Many standards for bottom brackets have been gaining popularity recently such as BB30 and PF30. What are the benefits of these press fit systems over the threaded system that has prevailed for decades? Any drawbacks to be aware of?
- It's cheaper to manufacture cups, even with fine surface finish and reasonable tolerances than threaded shells.
- Especially with carbon frames there was an issue with inserting threaded shells which needed to have perfectly parallel faces. With press-fit cups and cartridge bearings having some factory loose, the tolerances are not so strict.
- A press-fit bearings are just a bit quicker to install. The difference may not be huge, but is significant when assemblig thousands of bikes.

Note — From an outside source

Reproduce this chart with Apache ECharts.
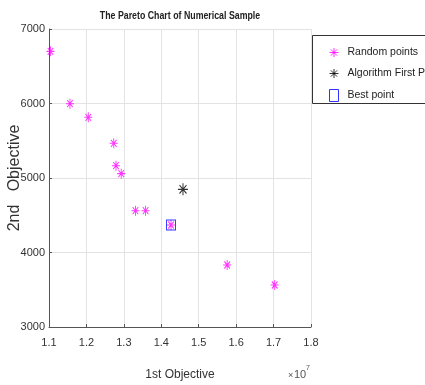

- Removing a threaded bottom bracket after a few years can be a daunting experience. Especially when no grease/thread glue was applied and it was mounted on a steel frame.
- Thread could easily be damaged when replacing a bottom bracket without care.
- A new standard is always a good opportunity to use for the advertising department.
- Although sometimes recommended, no tools are usually needed for installation.
- Press-fit connections wear out more quickly when you replace the bearings often.
- Bearings which have to account for imperfections in cup mounting, don't last quite as long.
- It is possible to re-thread a damaged bottom bracket shell thread while it would be way more complicated to replace press-fit cups.
- Bearing removal requires care and experience to protect cup surface from damaging.
There are more diferences, but they are more specific to a given type of bottom brackets, and the ones above are more general. Most of the advantages of press-fit are felt by the manufacturers rather than users, although I do appreciate the ease of installation of these bottom brackets.